Every year, people from America take part in a tour called “March of the Living.” These are organized tours, where people go to both Poland and Israel, to see sites that have contributed to Jewish culture, yesterday and today. As a former travel industry executive, I can’t bring myself to take part in an organized tour. So, as part of the education I intended to impart on my children, I determined to take my sons with me on an expedition to Poland in Spring of 2011, and then to Israel, in Spring of 2012. My sons were against this plan.

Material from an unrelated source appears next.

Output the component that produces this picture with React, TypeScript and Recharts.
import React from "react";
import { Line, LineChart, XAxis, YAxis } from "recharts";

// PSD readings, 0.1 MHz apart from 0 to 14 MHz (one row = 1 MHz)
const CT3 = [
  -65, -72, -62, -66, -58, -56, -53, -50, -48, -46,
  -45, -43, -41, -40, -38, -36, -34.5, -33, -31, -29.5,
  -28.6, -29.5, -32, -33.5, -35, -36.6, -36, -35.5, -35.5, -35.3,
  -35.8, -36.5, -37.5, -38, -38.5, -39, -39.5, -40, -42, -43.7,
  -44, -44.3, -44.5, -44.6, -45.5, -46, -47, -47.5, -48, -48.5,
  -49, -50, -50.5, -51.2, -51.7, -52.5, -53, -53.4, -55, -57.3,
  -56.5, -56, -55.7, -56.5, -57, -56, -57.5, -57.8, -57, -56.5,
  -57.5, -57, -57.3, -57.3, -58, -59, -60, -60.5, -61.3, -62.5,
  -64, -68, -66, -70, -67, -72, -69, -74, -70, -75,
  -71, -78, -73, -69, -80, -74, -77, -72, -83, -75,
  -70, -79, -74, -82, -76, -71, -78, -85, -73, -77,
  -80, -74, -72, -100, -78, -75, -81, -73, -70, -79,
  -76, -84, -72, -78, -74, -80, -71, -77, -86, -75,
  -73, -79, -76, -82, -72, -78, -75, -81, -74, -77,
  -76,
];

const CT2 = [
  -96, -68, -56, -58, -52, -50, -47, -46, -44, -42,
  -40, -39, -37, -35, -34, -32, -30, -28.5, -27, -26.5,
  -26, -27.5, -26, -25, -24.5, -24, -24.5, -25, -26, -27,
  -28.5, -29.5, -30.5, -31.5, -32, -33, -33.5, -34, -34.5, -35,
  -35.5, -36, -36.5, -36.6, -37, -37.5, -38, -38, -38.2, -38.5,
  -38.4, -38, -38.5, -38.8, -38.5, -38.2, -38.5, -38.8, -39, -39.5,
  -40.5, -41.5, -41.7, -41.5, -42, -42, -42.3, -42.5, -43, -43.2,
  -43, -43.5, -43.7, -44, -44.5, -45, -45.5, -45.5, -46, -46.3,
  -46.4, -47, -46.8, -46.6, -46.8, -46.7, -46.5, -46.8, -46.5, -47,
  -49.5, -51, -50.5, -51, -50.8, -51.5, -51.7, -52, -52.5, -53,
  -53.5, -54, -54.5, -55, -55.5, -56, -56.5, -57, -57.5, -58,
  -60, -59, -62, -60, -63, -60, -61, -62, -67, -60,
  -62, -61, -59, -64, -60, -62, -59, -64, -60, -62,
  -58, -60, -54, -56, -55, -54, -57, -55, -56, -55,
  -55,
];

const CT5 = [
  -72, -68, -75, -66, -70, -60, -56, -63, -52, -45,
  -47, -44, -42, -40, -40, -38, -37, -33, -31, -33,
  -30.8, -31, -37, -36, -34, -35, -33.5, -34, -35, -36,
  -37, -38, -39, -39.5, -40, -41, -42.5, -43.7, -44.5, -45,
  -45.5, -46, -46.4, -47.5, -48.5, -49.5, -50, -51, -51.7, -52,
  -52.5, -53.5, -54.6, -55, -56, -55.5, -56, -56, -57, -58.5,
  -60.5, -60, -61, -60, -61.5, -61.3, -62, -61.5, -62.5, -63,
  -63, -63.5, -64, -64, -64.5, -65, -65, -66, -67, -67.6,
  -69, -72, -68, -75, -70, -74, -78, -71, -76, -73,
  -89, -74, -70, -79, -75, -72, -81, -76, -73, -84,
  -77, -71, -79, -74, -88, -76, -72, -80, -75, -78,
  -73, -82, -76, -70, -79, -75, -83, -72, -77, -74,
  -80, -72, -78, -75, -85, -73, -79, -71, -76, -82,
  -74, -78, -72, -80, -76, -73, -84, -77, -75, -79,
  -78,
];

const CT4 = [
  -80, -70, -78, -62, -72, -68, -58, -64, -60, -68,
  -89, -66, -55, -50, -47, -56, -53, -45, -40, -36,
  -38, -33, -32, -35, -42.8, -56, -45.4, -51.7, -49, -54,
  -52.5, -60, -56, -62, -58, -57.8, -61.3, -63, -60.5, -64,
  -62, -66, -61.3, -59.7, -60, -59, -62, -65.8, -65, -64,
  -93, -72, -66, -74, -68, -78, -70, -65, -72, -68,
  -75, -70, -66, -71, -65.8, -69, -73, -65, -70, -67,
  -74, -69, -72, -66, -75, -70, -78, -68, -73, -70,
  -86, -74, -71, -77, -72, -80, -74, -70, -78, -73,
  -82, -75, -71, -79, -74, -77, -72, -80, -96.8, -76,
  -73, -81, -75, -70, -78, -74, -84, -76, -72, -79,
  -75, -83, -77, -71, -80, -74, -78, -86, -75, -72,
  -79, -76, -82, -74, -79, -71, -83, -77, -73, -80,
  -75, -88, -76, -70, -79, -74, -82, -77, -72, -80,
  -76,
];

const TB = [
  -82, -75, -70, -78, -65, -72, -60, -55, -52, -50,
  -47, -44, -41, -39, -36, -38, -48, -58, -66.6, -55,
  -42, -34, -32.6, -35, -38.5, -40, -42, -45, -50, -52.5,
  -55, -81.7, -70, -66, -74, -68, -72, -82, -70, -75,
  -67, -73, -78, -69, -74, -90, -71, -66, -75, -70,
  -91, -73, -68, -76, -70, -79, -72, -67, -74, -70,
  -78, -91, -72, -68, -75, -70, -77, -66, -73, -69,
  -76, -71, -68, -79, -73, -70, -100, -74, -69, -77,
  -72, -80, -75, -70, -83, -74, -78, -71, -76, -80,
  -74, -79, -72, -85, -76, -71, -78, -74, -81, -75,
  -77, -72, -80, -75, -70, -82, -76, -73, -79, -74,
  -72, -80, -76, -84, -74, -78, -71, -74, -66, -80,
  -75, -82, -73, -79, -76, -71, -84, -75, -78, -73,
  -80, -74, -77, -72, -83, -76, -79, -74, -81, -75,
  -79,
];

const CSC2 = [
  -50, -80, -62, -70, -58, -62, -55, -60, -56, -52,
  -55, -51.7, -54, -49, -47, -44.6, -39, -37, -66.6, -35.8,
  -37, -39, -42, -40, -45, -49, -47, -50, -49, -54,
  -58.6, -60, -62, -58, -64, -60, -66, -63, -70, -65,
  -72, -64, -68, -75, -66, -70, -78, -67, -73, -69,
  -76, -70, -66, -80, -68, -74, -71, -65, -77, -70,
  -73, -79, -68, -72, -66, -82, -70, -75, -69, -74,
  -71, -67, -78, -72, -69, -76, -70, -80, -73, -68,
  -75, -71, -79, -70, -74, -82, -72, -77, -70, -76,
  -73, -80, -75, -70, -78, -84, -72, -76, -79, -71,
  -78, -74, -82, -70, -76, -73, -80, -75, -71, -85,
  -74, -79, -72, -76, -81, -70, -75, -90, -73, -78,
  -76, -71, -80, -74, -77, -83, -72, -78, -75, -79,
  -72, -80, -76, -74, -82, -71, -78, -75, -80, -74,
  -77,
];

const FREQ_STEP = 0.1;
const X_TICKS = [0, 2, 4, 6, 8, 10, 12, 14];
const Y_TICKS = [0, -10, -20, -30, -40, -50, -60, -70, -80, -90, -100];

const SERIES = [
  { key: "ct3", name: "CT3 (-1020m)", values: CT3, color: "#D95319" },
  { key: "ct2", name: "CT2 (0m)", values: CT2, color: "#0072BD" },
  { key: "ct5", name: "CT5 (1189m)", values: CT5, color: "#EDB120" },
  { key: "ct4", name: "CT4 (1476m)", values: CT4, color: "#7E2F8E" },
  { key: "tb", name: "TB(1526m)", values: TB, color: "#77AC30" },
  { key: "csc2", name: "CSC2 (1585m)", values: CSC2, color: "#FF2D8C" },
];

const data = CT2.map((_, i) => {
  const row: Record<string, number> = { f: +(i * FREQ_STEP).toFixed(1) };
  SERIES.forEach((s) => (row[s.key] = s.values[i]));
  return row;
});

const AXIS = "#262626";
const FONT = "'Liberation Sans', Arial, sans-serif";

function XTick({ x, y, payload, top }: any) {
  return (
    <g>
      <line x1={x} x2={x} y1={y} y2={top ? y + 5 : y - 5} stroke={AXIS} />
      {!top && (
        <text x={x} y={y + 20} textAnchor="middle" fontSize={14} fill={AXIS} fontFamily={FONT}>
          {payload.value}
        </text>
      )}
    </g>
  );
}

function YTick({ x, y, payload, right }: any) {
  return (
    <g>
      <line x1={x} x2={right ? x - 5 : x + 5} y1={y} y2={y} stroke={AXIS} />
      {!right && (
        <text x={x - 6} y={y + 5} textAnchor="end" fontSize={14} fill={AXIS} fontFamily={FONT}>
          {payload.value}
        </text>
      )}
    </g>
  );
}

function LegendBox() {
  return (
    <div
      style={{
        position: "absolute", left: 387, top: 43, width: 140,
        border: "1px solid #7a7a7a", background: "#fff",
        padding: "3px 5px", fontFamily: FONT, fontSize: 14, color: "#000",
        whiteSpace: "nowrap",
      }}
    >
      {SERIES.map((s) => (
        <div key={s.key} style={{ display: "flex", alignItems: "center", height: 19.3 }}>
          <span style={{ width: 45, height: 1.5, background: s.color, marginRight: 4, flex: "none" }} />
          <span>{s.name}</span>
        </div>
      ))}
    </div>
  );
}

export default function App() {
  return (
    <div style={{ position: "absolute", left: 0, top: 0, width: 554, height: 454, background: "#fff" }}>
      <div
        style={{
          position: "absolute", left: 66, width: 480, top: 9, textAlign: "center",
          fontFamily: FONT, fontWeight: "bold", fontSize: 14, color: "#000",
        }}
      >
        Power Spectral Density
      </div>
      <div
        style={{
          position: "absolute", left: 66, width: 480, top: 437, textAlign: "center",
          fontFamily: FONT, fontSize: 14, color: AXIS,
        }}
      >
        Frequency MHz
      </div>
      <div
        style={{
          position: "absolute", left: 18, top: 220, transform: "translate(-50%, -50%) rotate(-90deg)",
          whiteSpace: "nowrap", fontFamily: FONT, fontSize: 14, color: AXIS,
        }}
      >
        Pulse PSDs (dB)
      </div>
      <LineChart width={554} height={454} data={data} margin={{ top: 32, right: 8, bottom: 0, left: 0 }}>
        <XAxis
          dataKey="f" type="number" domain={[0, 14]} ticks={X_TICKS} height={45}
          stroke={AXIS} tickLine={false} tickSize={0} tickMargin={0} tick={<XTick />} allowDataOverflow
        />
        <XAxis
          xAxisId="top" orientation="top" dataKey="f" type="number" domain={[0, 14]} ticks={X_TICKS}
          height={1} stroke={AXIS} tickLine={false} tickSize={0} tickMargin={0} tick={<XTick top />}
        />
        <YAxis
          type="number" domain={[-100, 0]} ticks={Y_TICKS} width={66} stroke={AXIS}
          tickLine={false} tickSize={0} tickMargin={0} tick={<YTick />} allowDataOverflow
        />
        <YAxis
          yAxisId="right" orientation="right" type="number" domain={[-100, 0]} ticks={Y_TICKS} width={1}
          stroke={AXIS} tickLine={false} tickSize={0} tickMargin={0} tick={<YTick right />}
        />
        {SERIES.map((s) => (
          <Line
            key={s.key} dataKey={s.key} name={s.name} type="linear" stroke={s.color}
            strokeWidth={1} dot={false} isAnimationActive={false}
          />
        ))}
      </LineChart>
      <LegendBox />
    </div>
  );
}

I wrote last time about finding where my great-grand parents were buried on the trip to Poland. Finding graves provides eerie, in-your-face evidence of roots, literally and figuratively. It didn’t feel at all like home there, however, even though I had actually traced at least one branch of my family back to the early 1800’s. That’s 100 years minimum we’d been in a country; about as long as we’ve been here. But there and here, we’re part of a miniscule minority. So, by going to Israel, I thought we might be able to feel what it was like to be in a place where people were like us.
My kids fought me on going to Israel at first; they’d been influenced by the negative press Israel often receives. They feared terrorism in the streets. They finally got convinced to go, however, in the most unlikely of places: Majdanek Concentration Camp.
Perhaps a ten-minute cab ride from the at one time significant Jewish city of Lublin’s main part of the city (the proximity itself a testament against people “not knowing what was going on in the concentration camps.”) We were left off in front of a massive expanse of barracks. No tour buses, no tour guides, no multi-lingual informational guides. Simply, groups of young people (teens to twenties) wearing blue and white, and draping themselves in Israeli flags. (See photo)
As we walked across the concentration camp, trailing behind several different groups of Israeli youth speaking in Hebrew, my older son asked me, “why are they all here?” Student youth groups come annually from Israel on a field trips to learn about Jewish life and death in Eastern Europe. Somehow, I found the presence of mind to answer,”Because this place is about death, but Israel is about life.” My older son thought quietly for a moment, and then said, “OK, we can go to Israel next year.” He’s there now, this time with a group of college friends, on his second trip in two years.
So, Israel it would be – the second half of our Jewish roots experience. Right before the trip, in March 2012, a friend said to me, “It’s the light. Somehow, the light is different there. Everything is brighter.” To this day, I’m not sure if that is a reality of the Mediterranean sun hitting the white buildings of Tel Aviv, or the “Jerusalem stone” buildings in Jerusalem, or if it is actually a metaphor for how it feels to be there.
We felt immediately at home. I recalled what my third-generation Japanese-American friends reported during our Junior Year Abroad in Japan. You ARE an English-speaking American, and absolutely different culturally, but you find kernels of your home life and traditions embedded in the society, and in a moment you understand why you’ve been doing things the way you do.
Maya Angelou expressed it in her autobiographical All God’s Children Need Traveling Shoes: “We were Black Americans in East Africa, where for the first time in our lives, the color of our skin was accepted as correct and normal.” In Israel, for us, it isn’t necessarily a looks or “color of the skin” thing, it is more of a sensibility thing, I have found. Not only did we look like a lot of the people we found in Israel, but, we noticed some of our behaviors reflected in the culture.
I found the society refreshingly “no” free. I tend to believe that anything is possible. A friend recently told me, “Ruth, I’ve never heard you say the words ‘can’t be done.'” Maybe I was just born, or brought up to be this way, but I feel that Israel is a comfortable place for a person like me, because anything and everything is and has been possible there. I recommend the book Start Up Nation by Dan Senor and Saul Singer for more on this subject.
Jews are not the only people who feel this way about Israel, however. As a tourism destination alone, many of my non-Jewish friends have traveled to Israel over this past year. One set of friends went because they had read the book, Jerusalem: A Biography by Simon Sebag Montefiore. I read it after they did, and understood why everyone’s going; Israel is thankfully enjoying a time of relative peace, and, if you have the resources to do so, who would not want to visit an archaeological and historical wonderland, unique as the only democracy in the region?
However, the minute I announced that I intended to write my fourth about Israel, I took flack from various circles. I had to make sure that I didn’t make my article “political.” I don’t know much about politics in any country, including the United States. All I know, is that I’d love to transport everyone I know to the beach at Caesarea, with the well-preserved ruins of a Roman amphitheater on the left, sitting on a pier with all you can eat sushi in front of you, and the ebb and flow of the waves of the Mediterranean on your right. I’d put you in Jerusalem on a Sunday, with the church bells ringing, and priests from various denominations in a procession though the streets. I’d want you to see how the entire town of Karmiel gives itself over to a 24-7 dance festival for three days every summer. I’ve felt more grounded, knowing where I’ve come from; somehow, it helps you figure out where to go from here.